Why Affiliate Platforms Fail for Onsite Commissions

The primary reason affiliate platforms fail for onsite commission programs is a misalignment of intent: They are built for traffic acquisition, not traffic conversion.

Affiliate platforms are designed, at their core, to help brands find external partners to drive new traffic to their sites. However, when you try to use these same tools for an onsite program—rewarding partners for converting traffic that is already there—you hit four major friction points.

1. The "Professionalism" Gap

Traditional affiliate platforms are built for professional publishers who treat marketing as a full-time job. However, the most effective onsite content is sourced from micro-creators and actual customers. These are users who love your product but have no desire to sign up for a third-party network, wait for a manual approval process, or navigate a complex dashboard designed for media buyers. If the onboarding isn’t "one-click," you’ve already lost your best advocates.

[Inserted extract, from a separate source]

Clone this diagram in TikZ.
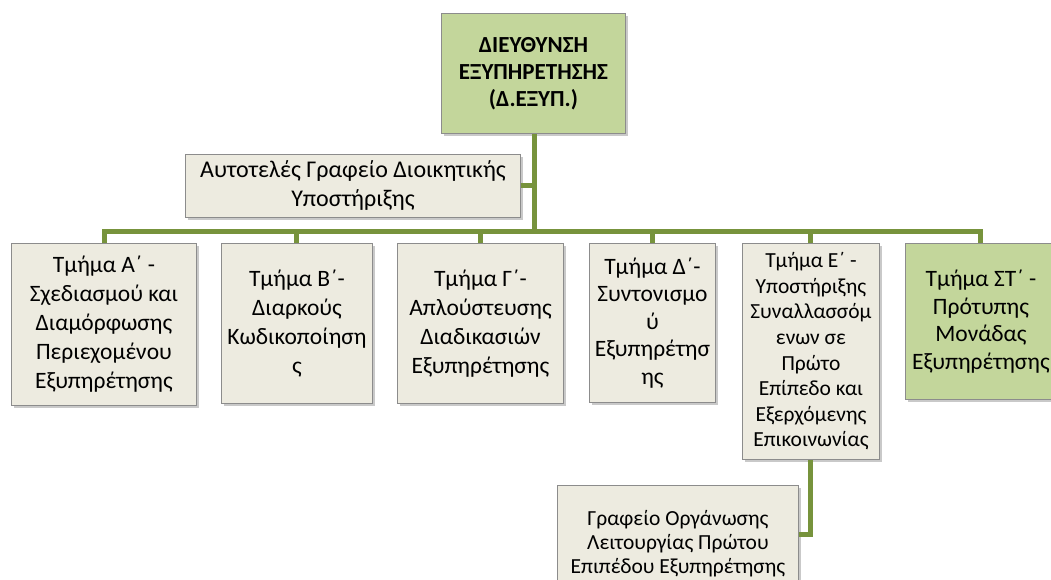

2. The Death of Scale: Link Friction

Affiliate platforms rely on the "referral link" as their primary source of truth. Forcing a UGC creator to manually generate an affiliate link just to tag their content on your own site adds an unnecessary layer of friction. To scale onsite content, the tracking needs to be invisible and automatic, not a manual task for the creator.

3. Paying for "Ghost" Discovery

Part of an affiliate network’s fee is justified by "discovery"—access to their database of onboarded publishers. But the vast majority of your onsite creators aren't hanging out on CJ or Impact; they are on your site. When you use these platforms for onsite programs, you are paying a "network tax" for discovery value you aren't actually receiving.

4. A Broken Brand Experience

A successful onsite program should feel like a natural extension of your brand’s loyalty ecosystem. Traditional platforms break this experience by forcing users into a third-party portal. This makes your program feel like a detached marketing scheme rather than a community-driven opportunity to earn passive income by sharing products they already love.

5. The Attribution Blind Spot

Most affiliate platforms are hard-coded for "last-click" attribution and external referrals. Since onsite content (like an embedded product review) lives directly on your domain, there is no "off-site click" for the platform to track. In fact, many networks specifically exclude internal linking to prevent tracking loops, making them technically incapable of measuring the true impact of onsite influence.